Farmed out

ImageIn the five or so minutes it took me to figure out how to start this column, the country lost about 10 acres of farmland to some development.

By the time you finish this column, the country will have lost another 10 acres of farmland. That’s based on figures from the American Farmland Trust that about 2 acres of farmland succumb to development every minute.

Somewhere, there’s a farmer sitting at his kitchen table watching the minutes pass by and trying to figure out how his family will survive when the state comes through, eating up his land to expand a nearby highway.

He’ll get paid for the land, but it won’t be enough to keep him from moving somewhere else, finding a new job and starting a new career that he never thought he’d need.

Somewhere else, the minutes can’t go by fast enough for a farmer waiting to sign on the dotted line and turn his land over to the state for an expanded road.
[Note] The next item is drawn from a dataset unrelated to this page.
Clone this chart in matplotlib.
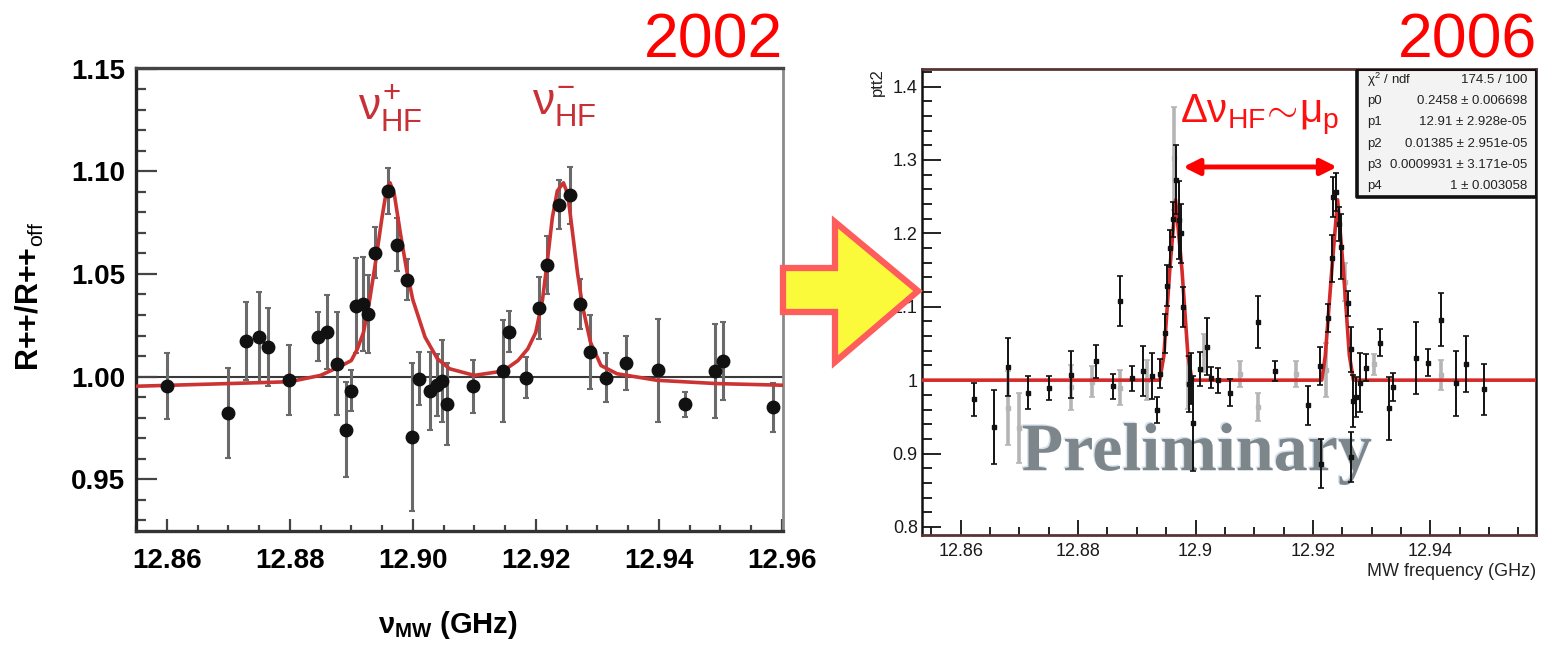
import matplotlib
matplotlib.use('Agg')
from matplotlib import pyplot as plt
from matplotlib.patches import Polygon, Rectangle
from matplotlib.ticker import MultipleLocator, FixedLocator, FuncFormatter
import matplotlib.patheffects as pe

plt.rcParams['font.family'] = ['Liberation Sans', 'DejaVu Sans']
plt.rcParams['mathtext.fontset'] = 'custom'
plt.rcParams['mathtext.rm'] = 'Liberation Sans'
plt.rcParams['mathtext.it'] = 'Liberation Sans'
plt.rcParams['mathtext.bf'] = 'Liberation Sans:bold'

W, H = 1543, 646

# ---- 2002 data (left panel) ----
freq_2002 = [12.8601, 12.8699, 12.8729, 12.8750, 12.8764, 12.8799, 12.8846, 12.8860,
             12.8877, 12.8891, 12.8900, 12.8908, 12.8919, 12.8927, 12.8939, 12.8959,
             12.8975, 12.8990, 12.8998, 12.9010, 12.9028, 12.9039, 12.9047, 12.9056,
             12.9098, 12.9147, 12.9157, 12.9184, 12.9206, 12.9219, 12.9237, 12.9256,
             12.9272, 12.9288, 12.9314, 12.9346, 12.9398, 12.9443, 12.9491, 12.9504,
             12.9586]
ratio_2002 = [0.9953, 0.9822, 1.0175, 1.0191, 1.0143, 0.9982, 1.0194, 1.0218,
              1.0063, 0.9742, 0.9931, 1.0346, 1.0354, 1.0303, 1.0604, 1.0904,
              1.0643, 1.0471, 0.9707, 0.9990, 0.9931, 0.9958, 0.9977, 0.9867,
              0.9953, 1.0027, 1.0218, 0.9994, 1.0335, 1.0543, 1.0837, 1.0883,
              1.0354, 1.0119, 0.9995, 1.0067, 1.0030, 0.9865, 1.0027, 1.0075,
              0.9850]
err_2002 = [0.016, 0.022, 0.019, 0.022, 0.019, 0.017, 0.012, 0.018,
            0.025, 0.023, 0.010, 0.023, 0.023, 0.019, 0.0125, 0.011,
            0.013, 0.010, 0.036, 0.013, 0.019, 0.015, 0.020, 0.020,
            0.013, 0.025, 0.010, 0.010, 0.015, 0.014, 0.012, 0.014,
            0.012, 0.018, 0.012, 0.013, 0.025, 0.006, 0.023, 0.019,
            0.012]

# fit curve
fit_x_2002 = [12.855, 12.870, 12.880, 12.885, 12.888, 12.890, 12.891, 12.892, 12.893,
              12.894, 12.895, 12.8958, 12.8963, 12.897, 12.898, 12.899, 12.900,
              12.902, 12.904, 12.906, 12.910, 12.9147, 12.9171, 12.9187, 12.9200,
              12.9211, 12.9219, 12.9227, 12.9235, 12.9245, 12.9252, 12.9260,
              12.9268, 12.9276, 12.9289, 12.9306, 12.9332, 12.9397, 12.9494, 12.9602]
fit_y_2002 = [0.9953, 0.9966, 0.9975, 1.0006, 1.0047, 1.0078, 1.0135, 1.0216, 1.0375,
              1.0567, 1.0775, 1.0920, 1.0944, 1.0888, 1.0696, 1.0520, 1.0375,
              1.0192, 1.0087, 1.0038, 1.0006, 1.0027, 1.0078, 1.0135, 1.0215,
              1.0375, 1.0567, 1.0775, 1.0904, 1.0944, 1.0888, 1.0696,
              1.0503, 1.0343, 1.0167, 1.0054, 1.0014, 0.9982, 0.9966, 0.9958]

xticks_2002 = [12.86, 12.88, 12.90, 12.92, 12.94, 12.96]
yticks_2002 = [0.95, 1.00, 1.05, 1.10, 1.15]

# ---- 2006 data (right panel) ----
freq_2006 = [12.8623, 12.8657, 12.8680, 12.8715, 12.8751, 12.8788, 12.8831, 12.8859,
             12.8871, 12.8892, 12.8910, 12.8925, 12.8935, 12.8939, 12.8948, 12.8952,
             12.8956, 12.8962, 12.8966, 12.8971, 12.8975, 12.8979, 12.8989, 12.8993,
             12.8995, 12.9007, 12.9020, 12.9026, 12.9038, 12.9058, 12.9106, 12.9135,
             12.9191, 12.9212, 12.9214, 12.9226, 12.9232, 12.9235, 12.9239, 12.9244,
             12.9248, 12.9259, 12.9264, 12.9268, 12.9264, 12.9273, 12.9281, 12.9290,
             12.9314, 12.9330, 12.9336, 12.9376, 12.9396, 12.9419, 12.9443, 12.9460,
             12.9491]
ptt2_2006 = [0.9737, 0.9363, 1.0180, 0.9830, 0.9895, 1.0077, 1.0255, 0.9918,
             1.1075, 1.0023, 1.0130, 1.0057, 0.9590, 1.0090, 1.0636, 1.1285,
             1.1796, 1.2193, 1.2728, 1.2180, 1.2000, 1.1000, 0.9943, 1.0023,
             0.9410, 1.0148, 1.0455, 1.0034, 1.0000, 0.9830, 1.0790, 1.0125,
             0.9655, 1.0193, 0.8864, 1.0841, 1.1660, 1.2500, 1.2568, 1.2125,
             1.1818, 1.1046, 1.0420, 0.9716, 0.8954, 0.9773, 0.9966, 1.0170,
             1.0511, 0.9614, 0.9909, 1.0307, 1.0239, 1.0825, 0.9955, 1.0216,
             0.9875]
err_2006 = [0.022, 0.050, 0.040, 0.022, 0.016, 0.032, 0.022, 0.017,
            0.034, 0.017, 0.034, 0.031, 0.018, 0.020, 0.027, 0.028,
            0.025, 0.024, 0.047, 0.053, 0.040, 0.027, 0.038, 0.035,
            0.065, 0.023, 0.039, 0.014, 0.017, 0.018, 0.035, 0.014,
            0.026, 0.026, 0.034, 0.019, 0.032, 0.027, 0.026, 0.023,
            0.044, 0.017, 0.031, 0.035, 0.034, 0.027, 0.040, 0.018,
            0.018, 0.043, 0.019, 0.049, 0.018, 0.036, 0.044, 0.038,
            0.035]

# lighter (overlaid) bins
freq_2006_b = [12.8680, 12.8699, 12.8788, 12.8823, 12.8871, 12.8917, 12.8964, 12.8987,
               12.9014, 12.9075, 12.9106, 12.9171, 12.9222, 12.9254, 12.9304, 12.9419]
ptt2_2006_b = [0.9620, 0.9350, 0.9900, 0.9980, 0.9898, 1.0004, 1.3024, 0.9966,
               1.0375, 1.0080, 0.9636, 1.0080, 1.0136, 1.1340, 1.0216, 1.0068]
err_2006_b = [0.050, 0.048, 0.030, 0.021, 0.024, 0.027, 0.070, 0.036,
              0.026, 0.018, 0.019, 0.018, 0.037, 0.026, 0.014, 0.020]

fit_x_2006 = [12.8534, 12.8939, 12.8946, 12.8956, 12.8966, 12.8977, 12.8987, 12.8994,
              12.9215, 12.9221, 12.9232, 12.9242, 12.9252, 12.9262, 12.9269, 12.958]
fit_y_2006 = [1.0, 1.0, 1.033, 1.149, 1.2458, 1.149, 1.034, 1.0,
              1.0, 1.033, 1.149, 1.2458, 1.149, 1.034, 1.0, 1.0]

xticks_2006 = [12.86, 12.88, 12.90, 12.92, 12.94]
yticks_2006 = [0.8, 0.9, 1.0, 1.1, 1.2, 1.3, 1.4]

stats_names = [r'$\chi^2$ / ndf', 'p0', 'p1', 'p2', 'p3', 'p4']
stats_values = ['174.5 / 100', '0.2458 \u00b1 0.006698', '12.91 \u00b1 2.928e-05',
                '0.01385 \u00b1 2.951e-05', '0.0009931 \u00b1 3.171e-05', '1 \u00b1 0.003058']


def fig_rect(x0, y0, x1, y1):
    # pixel box (top-left origin) -> figure fraction [l, b, w, h]
    return [x0 / W, 1 - y1 / H, (x1 - x0) / W, (y1 - y0) / H]


fig = plt.figure(figsize=(W / 100, H / 100), dpi=100)

# ================= left panel (2002) =================
ax1 = fig.add_axes(fig_rect(136, 68, 783, 531))
ax1.axhline(1.0, color='#3a3a3a', lw=1.5, zorder=1)
ax1.errorbar(freq_2002, ratio_2002, yerr=err_2002, fmt='none', ecolor='#6a6a6a',
             elinewidth=2.2, capsize=2, capthick=1.5, zorder=2)
ax1.plot(fit_x_2002, fit_y_2002, color='#cc3333', lw=2.6, zorder=3)
ax1.plot(freq_2002, ratio_2002, 'o', color='#111111', ms=9, zorder=4)

ax1.set_xlim(12.855, 12.9602)
ax1.set_ylim(0.9248, 1.1503)
ax1.xaxis.set_major_locator(FixedLocator(xticks_2002))
ax1.xaxis.set_minor_locator(MultipleLocator(0.005))
ax1.yaxis.set_major_locator(FixedLocator(yticks_2002))
ax1.yaxis.set_minor_locator(MultipleLocator(0.01))
ax1.xaxis.set_major_formatter(FuncFormatter(lambda v, p: '%.2f' % v))
ax1.yaxis.set_major_formatter(FuncFormatter(lambda v, p: '%.2f' % v))
ax1.tick_params(axis='both', which='both', direction='in', color='#444444', width=1.6,
                top=False, right=False)
ax1.tick_params(axis='y', which='major', length=15, pad=8)
ax1.tick_params(axis='y', which='minor', length=7)
ax1.tick_params(axis='x', which='major', length=9, pad=12)
ax1.tick_params(axis='x', which='minor', length=4.5)
for lab in ax1.get_xticklabels() + ax1.get_yticklabels():
    lab.set_fontsize(20)
    lab.set_fontweight('bold')
for side, col, lw in [('top', '#444444', 2.4), ('left', '#222222', 2.4),
                      ('bottom', '#333333', 2.4), ('right', '#8a8a8a', 2.0)]:
    ax1.spines[side].set_color(col)
    ax1.spines[side].set_linewidth(lw)

ax1.text(12.8964, 1.1255, r'$\nu^{+}_{\mathrm{HF}}$', color='#c83038', fontsize=32,
         ha='center', va='baseline')
ax1.text(12.9247, 1.1273, r'$\nu^{-}_{\mathrm{HF}}$', color='#c83038', fontsize=32,
         ha='center', va='baseline')

fig.text(30 / W, 1 - 296 / H, r'R++/R++$_{\mathrm{off}}$', rotation=90, fontsize=22,
         fontweight='bold', ha='center', va='center')
fig.text(448 / W, 1 - 625 / H, r'$\mathbf{\nu_{MW}}$ (GHz)', fontsize=21,
         fontweight='bold', ha='center', va='center')
fig.text(783 / W, 1 - 57 / H, '2002', color='#ff0000', fontsize=45, ha='right',
         va='baseline')

# ================= right panel (2006) =================
ax2 = fig.add_axes(fig_rect(922, 69, 1536, 535))
ax2.text(12.9002, 0.8772, 'Preliminary', family='Liberation Serif', fontweight='bold',
         fontsize=49, color='#7d878b', ha='center', va='baseline', zorder=1,
         path_effects=[pe.withSimplePatchShadow(offset=(-1, 1), shadow_rgbFace='#d3e0ec',
                                                alpha=1.0)])
ax2.errorbar(freq_2006_b, ptt2_2006_b, yerr=err_2006_b, fmt='s', color='#b5b5b5',
             ms=2.5, elinewidth=2.6, capsize=2.5, capthick=1.2, zorder=2)
ax2.plot(fit_x_2006, fit_y_2006, color='#d42a2a', lw=2.6, zorder=3)
ax2.errorbar(freq_2006, ptt2_2006, yerr=err_2006, fmt='s', color='#111111',
             ms=2.2, elinewidth=1.4, capsize=2.5, capthick=1.2, zorder=4)

ax2.set_xlim(12.8534, 12.958)
ax2.set_ylim(0.789, 1.424)
ax2.xaxis.set_major_locator(FixedLocator(xticks_2006))
ax2.xaxis.set_minor_locator(MultipleLocator(0.005))
ax2.yaxis.set_major_locator(FixedLocator(yticks_2006))
ax2.yaxis.set_minor_locator(MultipleLocator(0.02))
ax2.xaxis.set_major_formatter(FuncFormatter(lambda v, p: '%g' % round(v, 4)))
ax2.yaxis.set_major_formatter(FuncFormatter(lambda v, p: '%g' % round(v, 4)))
ax2.tick_params(axis='both', which='both', direction='in', color='#111111', width=1.3,
                top=False, right=False, labelsize=13, labelcolor='#1a1a1a')
ax2.tick_params(axis='y', which='major', length=14, pad=3)
ax2.tick_params(axis='y', which='minor', length=7)
ax2.tick_params(axis='x', which='major', length=11, pad=6)
ax2.tick_params(axis='x', which='minor', length=6)
for side, col, lw in [('top', '#5a3434', 2.0), ('left', '#111111', 1.8),
                      ('bottom', '#5a3434', 2.0), ('right', '#111111', 1.8)]:
    ax2.spines[side].set_color(col)
    ax2.spines[side].set_linewidth(lw)

ax2.text(12.9109, 1.3519, r'$\Delta\nu_{\mathrm{HF}}\!\sim\!\mu_{\mathrm{p}}$',
         color='#ff1010', fontsize=29, ha='center', va='baseline', zorder=6)
ax2.annotate('', xy=(12.9241, 1.2905), xytext=(12.8979, 1.2905),
             arrowprops=dict(arrowstyle='<|-|>', color='#ff0000', lw=3.5,
                             mutation_scale=24, shrinkA=0, shrinkB=0), zorder=6)

# stats box
x0b = (1357 - 922) / 614
y0b = (535 - 197) / 466
ax2.add_patch(Rectangle((x0b, y0b), 1 - x0b, 0.998 - y0b, transform=ax2.transAxes,
                        facecolor='#f3f3f3', edgecolor='#111111', lw=1.5, zorder=7))
ax2.plot([x0b, x0b, 1.0], [0.998, y0b, y0b], transform=ax2.transAxes,
         color='#111111', lw=2.6, zorder=8, solid_capstyle='butt')
for i in range(len(stats_names)):
    yrow = (535 - (80 + 21.2 * i)) / 466
    ax2.text((1367 - 922) / 614, yrow, stats_names[i], transform=ax2.transAxes,
             fontsize=9.5, color='#222222', ha='left', va='center', zorder=9)
    ax2.text((1527 - 922) / 614, yrow, stats_values[i], transform=ax2.transAxes,
             fontsize=9.5, color='#222222', ha='right', va='center', zorder=9)

fig.text(877 / W, 1 - 68 / H, 'ptt2', rotation=90, fontsize=12, color='#222222',
         ha='center', va='top')
fig.text(1536 / W, 1 - 571 / H, 'MW frequency (GHz)', fontsize=13, color='#222222',
         ha='right', va='center')
fig.text(1537 / W, 1 - 57 / H, '2006', color='#ff0000', fontsize=45, ha='right',
         va='baseline')

# ================= yellow block arrow between the panels =================
arrow_px = [(783, 268), (835, 268), (835, 222), (918, 291), (835, 362), (835, 312), (783, 312)]
fig.add_artist(Polygon([(x / W, 1 - y / H) for x, y in arrow_px], closed=True,
                       transform=fig.transFigure, facecolor='#fafa3a',
                       edgecolor='#ff5c5c', lw=4.5, joinstyle='miter', zorder=10))

fig.savefig('out.png', dpi=100)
It’s the retirement money he never thought he’d see, a chance to shake off the dawn-to-dusk, back-breaking labor he never thought he’d escape.
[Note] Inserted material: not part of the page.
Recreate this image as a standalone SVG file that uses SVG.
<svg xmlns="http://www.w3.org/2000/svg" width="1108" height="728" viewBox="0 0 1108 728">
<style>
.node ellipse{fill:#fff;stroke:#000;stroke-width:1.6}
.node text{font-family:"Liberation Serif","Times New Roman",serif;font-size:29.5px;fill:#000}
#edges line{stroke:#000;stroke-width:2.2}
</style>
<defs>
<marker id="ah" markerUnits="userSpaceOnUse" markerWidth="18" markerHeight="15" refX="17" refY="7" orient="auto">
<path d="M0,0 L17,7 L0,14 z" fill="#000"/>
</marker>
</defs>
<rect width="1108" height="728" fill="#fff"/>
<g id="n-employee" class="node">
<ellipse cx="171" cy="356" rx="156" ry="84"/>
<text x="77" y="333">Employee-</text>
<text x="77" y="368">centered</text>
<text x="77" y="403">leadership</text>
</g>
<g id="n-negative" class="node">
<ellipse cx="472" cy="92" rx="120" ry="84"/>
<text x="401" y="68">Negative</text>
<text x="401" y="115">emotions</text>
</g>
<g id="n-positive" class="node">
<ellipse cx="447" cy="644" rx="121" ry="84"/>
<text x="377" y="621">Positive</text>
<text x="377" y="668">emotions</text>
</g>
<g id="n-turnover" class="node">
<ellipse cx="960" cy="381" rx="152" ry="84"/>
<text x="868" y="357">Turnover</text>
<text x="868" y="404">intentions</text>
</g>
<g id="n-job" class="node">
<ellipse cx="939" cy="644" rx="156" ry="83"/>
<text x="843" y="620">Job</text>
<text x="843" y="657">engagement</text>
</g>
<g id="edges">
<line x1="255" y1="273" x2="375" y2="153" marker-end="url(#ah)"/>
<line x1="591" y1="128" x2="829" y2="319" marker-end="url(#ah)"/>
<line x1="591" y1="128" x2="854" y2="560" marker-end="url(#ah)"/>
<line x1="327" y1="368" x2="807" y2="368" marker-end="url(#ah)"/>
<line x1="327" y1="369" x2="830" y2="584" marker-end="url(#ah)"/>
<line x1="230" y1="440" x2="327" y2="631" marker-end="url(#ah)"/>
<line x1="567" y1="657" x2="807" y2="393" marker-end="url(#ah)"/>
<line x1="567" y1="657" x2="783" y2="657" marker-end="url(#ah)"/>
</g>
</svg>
Everywhere in between, there are farmers negotiating and compromising with mixed feelings. They understand the necessity of progress, and they hear the legitimate reasons given by the road planners. But it can’t feel right letting go of that land, some of which could have been in the family for decades or even a century.

I’ve never farmed, but I don’t think it would feel right to me either. I do, however, drive up to Door County about five times a year, and I’ve watched the progress of the Highway 57 expansion.

For the record, I hated the stretch of Highway 57 from north of Green Bay to Sturgeon Bay. It was slow, dangerous and incredibly frustrating.

And as I watched the project develop every few months, I began to see where the new road would be. I couldn’t believe how much land it was eating up. I don’t know how much of it was farmland, but I know it was a lot more overwhelming to see in person than if someone simply told me they were widening the highway from two to four lanes.

The last couple of times I drove to Door County, I was on the new four-lane highway. I love it. It’s fast, traffic is manageable, and it seems safer.

But I’d be lying if I said I don’t have some of those mixed feelings I believe farmers have. I’d be lying if I said I haven’t begun to picture the Door County peninsula with a giant strip of concrete down the middle and the land — farms and otherwise — shoved off to the side in tight margins.

And that’s where I see family farms headed — the margins.